En 1964, pour l’activité de construction-vente de certains immeubles, l’impôt sur les sociétés (IS) s’appliquait au taux normal de 50 %, impôt auquel seule la société en nom collectif échappe (mais elle rend ses associés commerçants et responsables solidaires des pertes sociales !). Est alors créé le régime fiscal des sociétés civiles immobilières (SCI) de construction-vente de l’article 239 ter du Code général des impôts (CGI), adopté, malgré ses contraintes, par les constructeurs-vendeurs désireux soit d’éviter l’IS et l’impôt sur le revenu (pouvant alors atteindre 65 %) sur les dividendes ensuite reçus, soit de voir remonter vers eux les pertes fiscales éventuelles.
Par François Lacroix, avocat associé en fiscalité. Il intervient plus particulièrement dans les secteurs de la fiscalité immobilière, des services publics, des entreprises et des personnes morales publiques ou privées non lucratives. francois.lacroix@cms-bfl.com
En 2016, changement radical d’horizon : le régime de l’IS pointe un taux bien moindre (le plus souvent à 33,1/3 %) et un couplage possible à une intégration fiscale mutualisant les résultats, notamment déficitaires. En outre, si elle le préfère, une société de capitaux de construction-vente peut éviter l’IS pendant cinq ans (sauf en cas d’activité civile complémentaire majoritaire, par exemple celle de la location durable), lorsque les associés sont majoritairement des personnes physiques.
Pourtant, plus de 50 ans après sa création, ce régime vintage demeure souvent utilisé et régulièrement soumis au Conseil d’Etat qui, le plus souvent, cherche à en préserver la viabilité.
Ainsi, tout récemment, la décision du 4 mai 2016 (n° 383.135) a refusé de reconnaître l’assujettissement à l’IS d’une SCI (revendiqué par ses associés car plus favorable que le droit commun de l’impôt sur le revenu et conforme à la jurisprudence existant en 2008). Le Conseil d’Etat a confirmé que les activités locatives durables, tant antérieures que postérieures à celle de la construction-vente, étaient toutes deux compatibles avec le régime fiscal de l’article 239 ter du CGI.

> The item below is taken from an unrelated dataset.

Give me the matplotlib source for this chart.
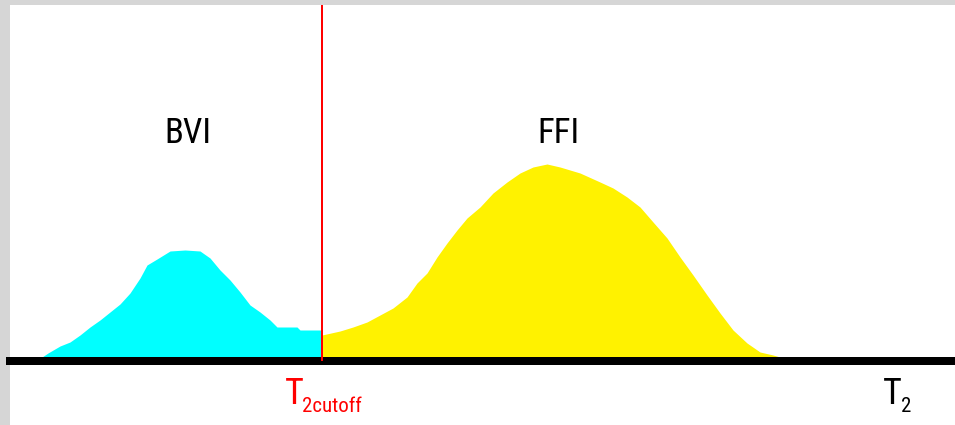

Que résulte-t-il de cette décision ?
Tout d’abord, qu’une SCI d’abord locative peut ensuite bénéficier de ce régime fiscal dans la mesure où les conditions d’objet et de responsabilité exigées par l’article 239 ter du CGI peuvent ne s’apprécier que lors du changement d’activité, en fonction des statuts mis à jour. Insistons sur le fait que ce recyclage d’activité ne vaut que pour les SCI et quasiment jamais pour d’autres formes de sociétés, probablement vouées à demeurer soumises à l’IS.
Ensuite, que cette date de changement d’activité retenue pour apprécier les conditions dudit article 239 ter serait aussi celle à retenir pour identifier le caractère habituel et spéculatif requis par l’article 35 du CGI et sans lequel l’article 239 ter n’a pas besoin de s’appliquer. Pour être logique, cette synchronisation des deux catégories de conditions n’en est pas moins constructive, compte tenu que, légalement, la condition d’intention spéculative s’apprécie lors de l’achat de l’immeuble (en l’occurrence, du terrain ensuite construit mais qui avait pu être acquis à des fins locatives).
Enfin, qu’une activité locative durable d’immeubles, transférés de stocks en immobilisations après n’avoir «pas trouvé acquéreur», peut être qualifiée de «nécessaire et accessoire» à celle de la construction-vente. Le Conseil d’Etat semble ainsi interpréter extensivement ces deux caractères et ne pas tirer les conséquences du changement, tant juridique que factuel, d’affectation des immeubles, pour les traiter comme s’ils étaient demeurés des stocks. Si cette analyse devait être confirmée, les cas d’application de la jurisprudence Virapin Apou du 28 novembre 2012 (n° 332.110), jugeant solubles dans l’article 239 ter toutes les activités civiles, notamment locatives durables, pourraient ne viser que les seuls secteurs locatifs immobiliers qui auraient été prévus dès avant la commercialisation des immeubles vendus.